Dorset — a dream county

This is Thomas Hardy country, the real heart of Wessex, where the 19th century author set all his major novels.
Shame that today there was a mist hanging over the coast, because this spot on the rolling hills of Dorset affords one of the most magnificent views across the Hardy countryside to the coast.
Though only a few miles from the county town of Dorchester and high above the quaint villages of Maiden Newton and Toller Pocorum this spot is renowned for walkers and tourists, because of the sheer beauty of the countryside unfolding below.
On a clear day, they say you can see across the countryside and bay to Torbay and Torquay, 70 miles away and at least an hour and 40 minutes drive.
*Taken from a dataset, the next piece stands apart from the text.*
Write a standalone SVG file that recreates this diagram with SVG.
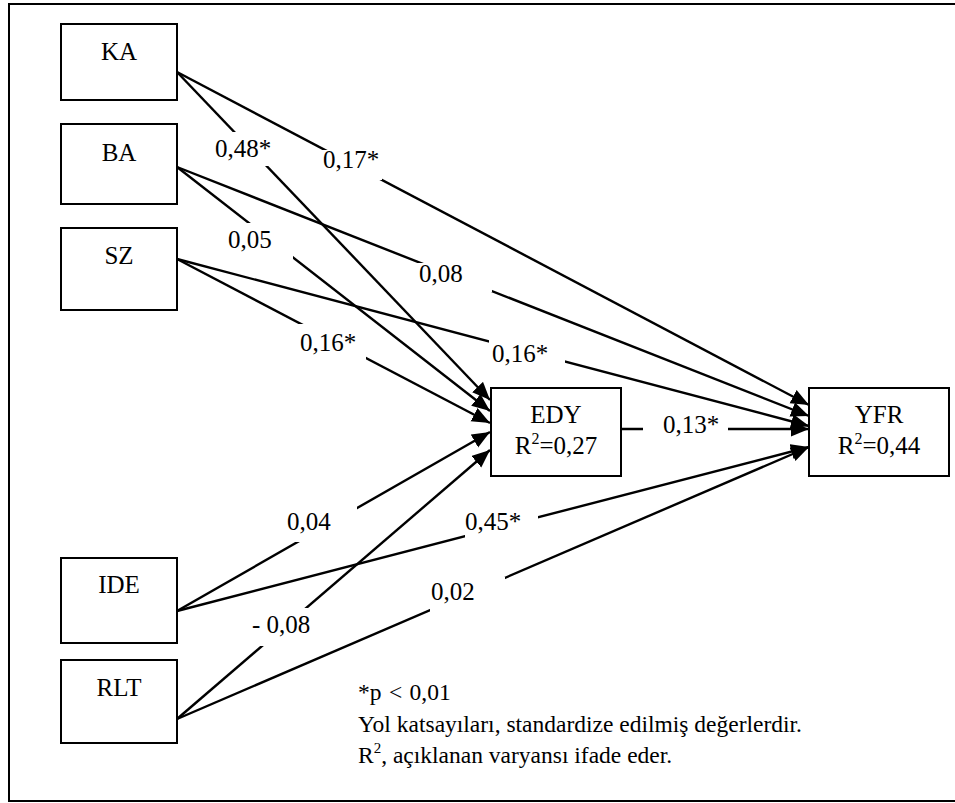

It was Thomas Hardy who named the area Wessex, although few can strictly define what area that is. At one time it expanded from this immediate area of the south west around Dorchester and Hardy’s home town to include the adjoining counties. This harked back to medieval times when Wessex was an Anglo-Saxon kingdom before the days of the Norman conquest.
Today once again we think of it more as embracing the area of Dorset where the novelist lived and his books centred on the fictional town of Casterbridge — in reality Dorchester.
In one of his books he described the county as a “realistic dream country.”

Mist over the sea and the horizon today maybe, but dream country it certainly is.